Differential notice periods, shorter during an initial trial phase (say 10 days in the first 90) and longer thereafter (30 days), give both sides an early exit and, usefully, are themselves an indicator of independent contractor status. The agreement should state that no severance or statutory benefits are payable, that payment is due for work completed to the termination date, that confidential materials must be returned immediately, and that confidentiality, non-solicitation and indemnity obligations survive termination (two to three years for the restraints, with survival stated expressly). Automatic termination triggers for insolvency, conviction for offences involving dishonesty, or loss of required licences round out the clause. Fix the engagement as a defined term with no implied renewal, and keep the mechanism simple: overcomplicated termination provisions create their own disputes, and notice periods beyond 180 days may face judicial scrutiny as oppressive.
Practical Takeaways
- Draft the relationship as it must operate: independent contractor status declared and lived, with control over methods left to the consultant, non-exclusivity, invoice-based payment and no benefits.
- Build a dedicated government liaison and procurement compliance clause: define permissible and impermissible activities, incorporate CVC-style transparency principles, ban ex-parte contact with procurement officials, and prohibit bid coordination.
- Write the PCA "adequate procedures" defence into the contract: due diligence, training and certification, record-keeping, audit and inspection rights, and immediate disclosure of improper requests.
- If US commerce is anywhere in the picture, add the full FCPA clause set, extend it to affiliates and subcontractors, and ban facilitating payments outright.
- Protect information twice over: a confidentiality clause with standard exclusions, plus data protection obligations aligned to the DPDP Act, 2023 and the IT Act regime, with regulator penalties expressly indemnifiable.
- Use non-solicitation (two to three years) and perpetual confidentiality; skip the post-termination non-compete.
- Make indemnity the enforcement backbone, triggered when liability becomes absolute or imminent, with considered exclusions, an optional liability cap, and RBI-rule compliance for cross-border payments.
- Reserve immediate, cure-free termination for anti-corruption breaches; keep ordinary termination simple, with differential notice and express survival clauses.
- Stamp the agreement before execution, provide for TDS and GST, and specify arbitration or the exclusive jurisdiction of a named Indian court.
Key Authorities
- Dhrangadhara Chemical Works v. State of Saurashtra, 1954 AIR 264 (SC) — the control test: an employer directs both what is done and how; a contractor only what.
- Lakshminarayan Ram Gopal & Sons Ltd v. Government of Hyderabad, 25 ITR 449 (SC) — multi-factor approach to distinguishing employees from contractors.
- Ram Singh v. Union Territory of Chandigarh, (2004) 1 CLR 81 — classification factors including control, integration and mutual obligations.

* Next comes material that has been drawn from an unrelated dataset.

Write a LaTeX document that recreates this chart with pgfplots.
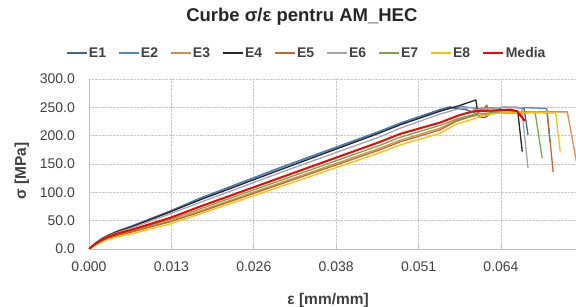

- Varun Tyagi v. Daffodil Software Pvt. Ltd., FAO 167/2025 (Delhi High Court, 25 June 2025) — post-employment restraints void except narrow protection of confidential information and against client solicitation. Source
- E-merge Tech Global Services Private Limited v. M. R. Vindhyasgar (Madras High Court) — three-year post-termination non-solicitation clause upheld.
- Zee Telefilms Limited v. Sundial Communications Private Limited (Bombay High Court) — confidence protected in the public interest; no profit from wrongful use of information received in confidence.
- Mr. Diljeet Titus, Advocate v. Mr. Alfred A. Adebare (Delhi High Court) — implied post-engagement duty not to use copied confidential material.
- Gajanan Moreshwar Parelkar v. Moreshwar Madan Mantri, AIR 1942 Bom 302 — indemnity enforceable once liability is absolute or imminent, before actual loss.
- Osman Jamal & Sons Ltd. v. Gopal Purshottam, AIR 1928 Cal 362 — prudent settlement amounts are indemnifiable.
- Prevention of Corruption Act, 1988, ss. 7 and 9 (as amended 2018) — public servant gratification; commercial organisation liability with the "adequate procedures" defence. Source
This analysis reflects the law as at May 2026. It is published for general information and does not constitute legal advice.